Starring American David Yocca and British-Australian Cathryn Chatburn, the Australian Institute of Landscape Architects’ event used suburban Dickson as a case study for investigating ways to combine urban renewal with sustainable practice.
Local landscape architect Jennie Curtis, from Fresh Landscape Design, said Canberra’s urban designers wanted to look at how green infrastructure and landscape strategies could be incorporated into urban design projects to prepare for climate change adaptation.
“The workshop started out as an opportunity for landscape architects to actually explore how we might do sustainability better,” Curtis said.
Yocca said that sustainable practice was often seen as an add-on to urban design, rather than a guiding principle.
“It’s a huge challenge,” Yocca told “CityNews”.
“It’s more than just high performance; water conservation; energy conservation; long-lasting, durable, beautiful materials, it’s supporting the local economy in how it’s specified and engaging children and being aware of those things.

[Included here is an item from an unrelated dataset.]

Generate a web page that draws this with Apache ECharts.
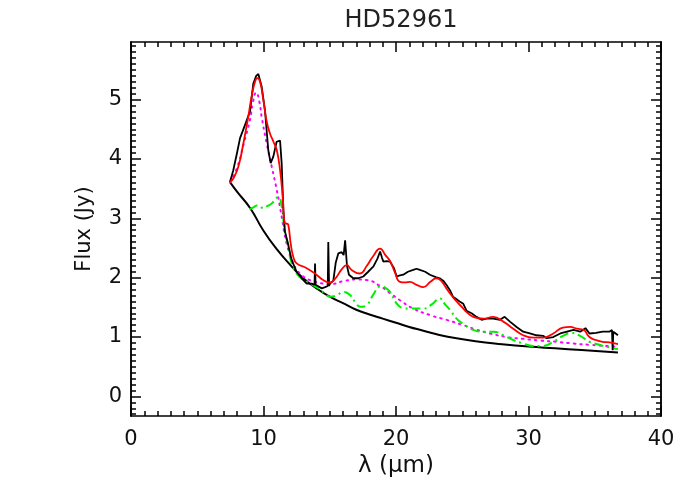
<!DOCTYPE html>
<html>
<head>
<meta charset="utf-8">
<script src="https://cdn.jsdelivr.net/npm/echarts@6/dist/echarts.min.js"></script>
<style>
  body { margin: 0; background: #fff; }
  #chart { width: 700px; height: 500px; }
</style>
</head>
<body>
<div id="chart"></div>
<script>
// observed spectrum [wavelength (um), flux (Jy)]
const observed = [
  [7.47, 3.61], [7.72, 3.81], [8.0, 4.10], [8.23, 4.35], [8.6, 4.57], [8.98, 4.80],
  [9.23, 5.27], [9.45, 5.40], [9.61, 5.43], [9.86, 5.22], [10.11, 4.82], [10.36, 4.15],
  [10.54, 3.93], [10.74, 4.04], [10.99, 4.29], [11.25, 4.31], [11.37, 3.93], [11.5, 3.14],
  [11.62, 2.78], [11.87, 2.55], [12.12, 2.30], [12.5, 2.10], [12.88, 1.99], [13.26, 1.90],
  [13.64, 1.90], [13.85, 1.88], [13.89, 2.24], [13.93, 1.88], [14.0, 1.87], [14.4, 1.82],
  [14.65, 1.84], [14.85, 1.86], [14.89, 2.60], [14.95, 1.86], [15.02, 1.90], [15.27, 1.95],
  [15.45, 2.25], [15.65, 2.41], [15.9, 2.43], [16.05, 2.38], [16.16, 2.63], [16.3, 2.20],
  [16.45, 2.05], [16.78, 1.99], [17.15, 1.99], [17.53, 2.02], [17.9, 2.10], [18.3, 2.19],
  [18.6, 2.32], [18.8, 2.44], [18.95, 2.33], [19.05, 2.27], [19.3, 2.28], [19.55, 2.27],
  [19.85, 2.16], [20.05, 2.02], [20.3, 2.04], [20.55, 2.05], [20.9, 2.10], [21.3, 2.13],
  [21.55, 2.15], [21.8, 2.13], [22.2, 2.10], [22.56, 2.05], [23.0, 2.01], [23.3, 1.99],
  [23.56, 1.95], [23.8, 1.88], [24.07, 1.79], [24.3, 1.68], [24.55, 1.64], [24.8, 1.60],
  [25.08, 1.56], [25.33, 1.44], [25.7, 1.40], [26.08, 1.34], [26.46, 1.29], [26.84, 1.31],
  [27.34, 1.31], [27.85, 1.29], [28.2, 1.34], [28.6, 1.26], [29.1, 1.17], [29.6, 1.09],
  [30.1, 1.06], [30.6, 1.03], [31.1, 1.02], [31.37, 0.98], [31.87, 1.00], [32.4, 1.06],
  [32.9, 1.09], [33.4, 1.12], [33.9, 1.09], [34.3, 1.15], [34.6, 1.06], [35.1, 1.07],
  [35.6, 1.09], [36.1, 1.09], [36.3, 1.12], [36.35, 0.78], [36.4, 1.09], [36.5, 1.09],
  [36.75, 1.03]
];

// total model fit
const model = [
  [7.47, 3.61], [7.72, 3.67], [8.1, 3.87], [8.48, 4.26], [8.85, 4.71], [9.1, 5.05],
  [9.36, 5.30], [9.53, 5.36], [9.74, 5.30], [9.99, 4.99], [10.24, 4.63], [10.49, 4.43],
  [10.75, 4.29], [11.0, 4.15], [11.25, 3.81], [11.45, 3.36], [11.6, 2.92], [11.75, 2.91],
  [11.87, 2.89], [12.05, 2.58], [12.25, 2.35], [12.5, 2.24], [13.26, 2.16], [14.0, 2.05],
  [14.5, 1.96], [15.02, 1.92], [15.4, 1.98], [15.9, 2.14], [16.28, 2.21], [16.65, 2.13],
  [17.28, 2.07], [17.8, 2.20], [18.3, 2.37], [18.8, 2.49], [19.2, 2.38], [19.55, 2.28],
  [19.9, 2.10], [20.3, 1.93], [20.7, 1.92], [21.05, 1.93], [21.55, 1.88], [22.06, 1.84],
  [22.6, 1.93], [23.06, 1.99], [23.4, 1.95], [23.8, 1.82], [24.2, 1.70], [24.57, 1.60],
  [25.0, 1.50], [25.33, 1.42], [25.83, 1.34], [26.6, 1.31], [27.34, 1.34], [28.1, 1.26],
  [28.85, 1.14], [29.6, 1.03], [30.35, 0.99], [31.1, 0.99], [31.87, 1.06], [32.6, 1.16],
  [33.15, 1.17], [33.65, 1.14], [34.15, 1.12], [34.6, 1.00], [35.1, 0.95], [35.6, 0.92],
  [36.1, 0.91], [36.75, 0.88]
];

// amorphous component (dotted)
const amorphous = [
  [7.47, 3.61], [8.0, 3.85], [8.5, 4.25], [8.98, 4.66], [9.2, 4.95], [9.45, 5.12],
  [9.7, 4.95], [9.86, 4.71], [10.24, 4.26], [10.62, 3.87], [11.0, 3.48], [11.37, 3.03],
  [11.74, 2.58], [12.25, 2.24], [12.5, 2.14], [13.0, 2.02], [13.76, 1.94], [14.5, 1.90],
  [15.02, 1.89], [16.0, 1.94], [17.0, 1.97], [17.8, 1.96], [18.8, 1.86], [19.55, 1.74],
  [20.3, 1.62], [21.3, 1.48], [22.56, 1.37], [23.8, 1.29], [25.08, 1.20], [26.0, 1.13],
  [27.1, 1.06], [28.35, 1.00], [29.6, 0.97], [30.9, 0.94], [32.1, 0.92], [33.4, 0.89],
  [34.6, 0.87], [35.85, 0.85], [36.75, 0.84]
];

// crystalline component (dash-dot)
const crystalline = [
  [8.95, 3.15], [9.2, 3.18], [9.6, 3.22], [10.0, 3.17], [10.24, 3.20], [10.62, 3.25],
  [11.12, 3.36], [11.37, 3.20], [11.62, 2.75], [11.87, 2.55], [12.0, 2.35], [12.5, 2.07],
  [13.26, 1.93], [14.0, 1.84], [14.6, 1.74], [15.02, 1.68], [15.5, 1.70], [16.03, 1.76],
  [16.53, 1.71], [17.0, 1.56], [17.3, 1.51], [17.78, 1.54], [18.3, 1.72], [18.8, 1.85],
  [19.2, 1.83], [19.55, 1.76], [20.0, 1.58], [20.5, 1.49], [21.05, 1.48], [22.06, 1.48],
  [22.7, 1.55], [23.3, 1.65], [23.7, 1.55], [24.07, 1.46], [24.57, 1.31], [25.08, 1.22],
  [25.83, 1.12], [26.6, 1.09], [27.34, 1.09], [28.1, 1.03], [28.85, 0.95], [29.6, 0.89],
  [30.35, 0.85], [31.1, 0.85], [31.87, 0.92], [32.6, 1.02], [33.27, 1.07], [33.9, 1.02],
  [34.6, 0.92], [35.35, 0.87], [36.0, 0.83], [36.75, 0.80]
];

// continuum
const continuum = [
  [7.47, 3.61], [8.0, 3.45], [9.0, 3.17], [10.0, 2.79], [11.0, 2.48], [12.0, 2.22],
  [13.0, 1.99], [14.0, 1.82], [15.0, 1.68], [16.0, 1.57], [17.0, 1.46], [18.0, 1.38],
  [19.0, 1.31], [20.0, 1.24], [21.0, 1.17], [22.0, 1.11], [23.0, 1.05], [24.0, 1.00],
  [26.0, 0.93], [28.0, 0.88], [30.0, 0.84], [32.0, 0.81], [34.0, 0.78], [36.75, 0.74]
];

const yMajor = [0, 1, 2, 3, 4, 5];
const yMin = -0.33;
const yMax = 5.97;

// minor ticks every 0.1
const yMinor = [];
for (let i = -3; i <= 59; i++) {
  if (i % 10 !== 0) yMinor.push(+(i / 10).toFixed(1));
}

const font = "DejaVu Sans";
const ink = "#111";
const chart = echarts.init(document.getElementById("chart"));

function xAx(pos, labels) {
  return {
    type: "value",
    position: pos,
    min: 0,
    max: 40,
    interval: 10,
    axisLine: { onZero: false, lineStyle: { color: "#000", width: 1.5 } },
    axisTick: { inside: true, length: 10, lineStyle: { color: "#000", width: 1.5 } },
    minorTick: { show: true, splitNumber: 10, length: 5, lineStyle: { color: "#000", width: 1.5 } },
    splitLine: { show: false },
    axisLabel: { show: labels, fontSize: 21, margin: 13, color: ink, fontFamily: font },
    name: labels ? "λ (μm)" : "",
    nameLocation: "middle",
    nameGap: 39,
    nameTextStyle: { fontSize: 23, color: ink, fontFamily: font },
  };
}

function yAx(pos, ticks, len, labels) {
  return {
    type: "value",
    position: pos,
    min: yMin,
    max: yMax,
    axisLine: { show: true, onZero: false, lineStyle: { color: "#000", width: 1.5 } },
    axisTick: { inside: true, length: len, customValues: ticks, lineStyle: { color: "#000", width: 1.5 } },
    splitLine: { show: false },
    axisLabel: { show: labels, customValues: yMajor, fontSize: 21, margin: 9, color: ink, fontFamily: font },
    name: labels ? "Flux (Jy)" : "",
    nameLocation: "middle",
    nameGap: 36,
    nameTextStyle: { fontSize: 21, color: ink, fontFamily: font },
  };
}

const option = {
  animation: false,
  backgroundColor: "#fff",
  title: {
    text: "HD52961",
    left: 396,
    top: 4,
    textAlign: "center",
    textStyle: { fontSize: 24, fontWeight: "normal", color: "#222", fontFamily: font },
  },
  grid: { left: 131, top: 42, width: 530, height: 374 },
  xAxis: [xAx("bottom", true), xAx("top", false)],
  yAxis: [
    yAx("left", yMajor, 10, true),
    yAx("right", yMajor, 10, false),
    yAx("left", yMinor, 5, false),
    yAx("right", yMinor, 5, false),
  ],
  series: [
    {
      type: "line",
      data: continuum,
      smooth: true,
      symbol: "none",
      lineStyle: { color: "#000", width: 2 },
    },
    {
      type: "line",
      data: amorphous,
      smooth: true,
      symbol: "none",
      lineStyle: { color: "#ff00ff", width: 2, type: [1.5, 5], cap: "round" },
    },
    {
      type: "line",
      data: crystalline,
      smooth: true,
      symbol: "none",
      lineStyle: { color: "#00ee00", width: 2, type: [9, 4, 2, 4] },
    },
    {
      type: "line",
      data: observed,
      symbol: "none",
      lineStyle: { color: "#000", width: 1.8 },
    },
    {
      type: "line",
      data: model,
      smooth: true,
      symbol: "none",
      lineStyle: { color: "#ff0000", width: 1.8 },
    },
  ],
};

chart.setOption(option);
</script>
</body>
</html>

“There’s a growing body of evidence that suggests landscapes that provide these qualities have very real benefits that are very pragmatic and make sense economically.
“In office blocks where people have access to windows and trees and fresh air and are closer to nature will have much lower absentee rates and much higher performance levels.
“Because so much land has been degraded the only way to get to sustainability is restorative, to have a net positive effect on air and water quality, soil health, building biodiversity.”
Yocca is a fan of the iconic Australian Parliament House and says more landscape design should be as multi-faceted.
“Using an integrated design process where you’re not solving one problem but creating another, then you get some of these of these benefits and a green roof [Australian Parliament House] is a great example. By putting the green roof over the surface of the building it protects the roof and makes it last much longer, which saves money over time, it better insulates the building, it can provide usable space and amenity and provide real-estate value and urban spaces.”